»»

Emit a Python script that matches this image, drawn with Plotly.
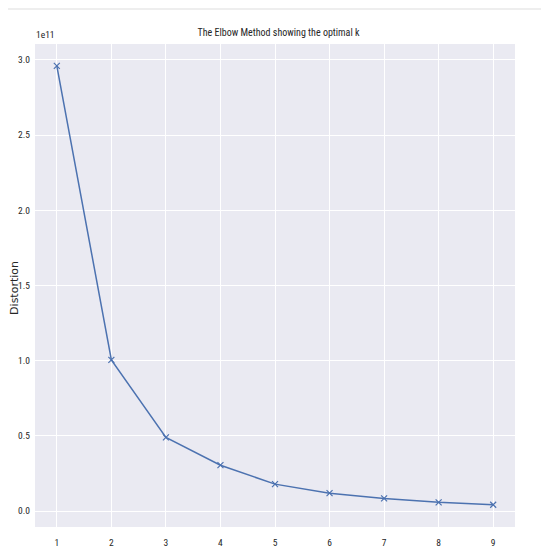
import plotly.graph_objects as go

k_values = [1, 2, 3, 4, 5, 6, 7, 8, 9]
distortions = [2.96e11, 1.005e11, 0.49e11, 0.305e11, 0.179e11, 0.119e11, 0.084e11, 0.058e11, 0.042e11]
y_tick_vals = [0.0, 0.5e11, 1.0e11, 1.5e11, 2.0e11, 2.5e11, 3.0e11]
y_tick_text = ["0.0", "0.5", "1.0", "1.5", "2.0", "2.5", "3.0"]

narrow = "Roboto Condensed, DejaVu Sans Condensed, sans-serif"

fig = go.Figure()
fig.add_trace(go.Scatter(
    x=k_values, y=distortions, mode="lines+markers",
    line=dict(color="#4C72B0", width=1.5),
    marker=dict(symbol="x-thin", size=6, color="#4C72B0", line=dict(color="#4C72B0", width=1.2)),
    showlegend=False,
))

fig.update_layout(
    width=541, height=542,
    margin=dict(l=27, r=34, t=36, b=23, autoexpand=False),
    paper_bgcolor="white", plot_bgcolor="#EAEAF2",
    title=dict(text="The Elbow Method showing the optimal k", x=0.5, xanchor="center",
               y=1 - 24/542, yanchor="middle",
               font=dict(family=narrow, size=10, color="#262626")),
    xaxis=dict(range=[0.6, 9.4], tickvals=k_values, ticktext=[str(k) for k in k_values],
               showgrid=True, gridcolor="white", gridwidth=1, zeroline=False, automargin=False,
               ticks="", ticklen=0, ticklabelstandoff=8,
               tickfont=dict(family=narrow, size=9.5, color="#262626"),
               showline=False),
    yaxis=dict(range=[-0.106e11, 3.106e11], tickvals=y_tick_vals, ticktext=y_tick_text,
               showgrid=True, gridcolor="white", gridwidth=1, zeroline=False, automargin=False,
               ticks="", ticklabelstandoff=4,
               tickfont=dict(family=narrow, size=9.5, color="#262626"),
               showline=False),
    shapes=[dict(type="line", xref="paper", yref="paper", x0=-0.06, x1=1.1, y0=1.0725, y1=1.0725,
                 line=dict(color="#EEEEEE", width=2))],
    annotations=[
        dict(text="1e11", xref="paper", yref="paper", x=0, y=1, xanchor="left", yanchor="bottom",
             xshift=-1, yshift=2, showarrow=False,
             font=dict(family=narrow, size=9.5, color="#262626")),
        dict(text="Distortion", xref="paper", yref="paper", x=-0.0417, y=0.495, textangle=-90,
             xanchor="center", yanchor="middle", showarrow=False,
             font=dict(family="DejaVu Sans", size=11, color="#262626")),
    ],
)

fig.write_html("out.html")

««

TASK INSTRUCTIONS:
Write out the listing above again, exactly, but with no pictures in the copy.

EXERCISE ANSWER:
Emit a Python script that matches this image, drawn with Plotly.
import plotly.graph_objects as go

k_values = [1, 2, 3, 4, 5, 6, 7, 8, 9]
distortions = [2.96e11, 1.005e11, 0.49e11, 0.305e11, 0.179e11, 0.119e11, 0.084e11, 0.058e11, 0.042e11]
y_tick_vals = [0.0, 0.5e11, 1.0e11, 1.5e11, 2.0e11, 2.5e11, 3.0e11]
y_tick_text = ["0.0", "0.5", "1.0", "1.5", "2.0", "2.5", "3.0"]

narrow = "Roboto Condensed, DejaVu Sans Condensed, sans-serif"

fig = go.Figure()
fig.add_trace(go.Scatter(
    x=k_values, y=distortions, mode="lines+markers",
    line=dict(color="#4C72B0", width=1.5),
    marker=dict(symbol="x-thin", size=6, color="#4C72B0", line=dict(color="#4C72B0", width=1.2)),
    showlegend=False,
))

fig.update_layout(
    width=541, height=542,
    margin=dict(l=27, r=34, t=36, b=23, autoexpand=False),
    paper_bgcolor="white", plot_bgcolor="#EAEAF2",
    title=dict(text="The Elbow Method showing the optimal k", x=0.5, xanchor="center",
               y=1 - 24/542, yanchor="middle",
               font=dict(family=narrow, size=10, color="#262626")),
    xaxis=dict(range=[0.6, 9.4], tickvals=k_values, ticktext=[str(k) for k in k_values],
               showgrid=True, gridcolor="white", gridwidth=1, zeroline=False, automargin=False,
               ticks="", ticklen=0, ticklabelstandoff=8,
               tickfont=dict(family=narrow, size=9.5, color="#262626"),
               showline=False),
    yaxis=dict(range=[-0.106e11, 3.106e11], tickvals=y_tick_vals, ticktext=y_tick_text,
               showgrid=True, gridcolor="white", gridwidth=1, zeroline=False, automargin=False,
               ticks="", ticklabelstandoff=4,
               tickfont=dict(family=narrow, size=9.5, color="#262626"),
               showline=False),
    shapes=[dict(type="line", xref="paper", yref="paper", x0=-0.06, x1=1.1, y0=1.0725, y1=1.0725,
                 line=dict(color="#EEEEEE", width=2))],
    annotations=[
        dict(text="1e11", xref="paper", yref="paper", x=0, y=1, xanchor="left", yanchor="bottom",
             xshift=-1, yshift=2, showarrow=False,
             font=dict(family=narrow, size=9.5, color="#262626")),
        dict(text="Distortion", xref="paper", yref="paper", x=-0.0417, y=0.495, textangle=-90,
             xanchor="center", yanchor="middle", showarrow=False,
             font=dict(family="DejaVu Sans", size=11, color="#262626")),
    ],
)

fig.write_html("out.html")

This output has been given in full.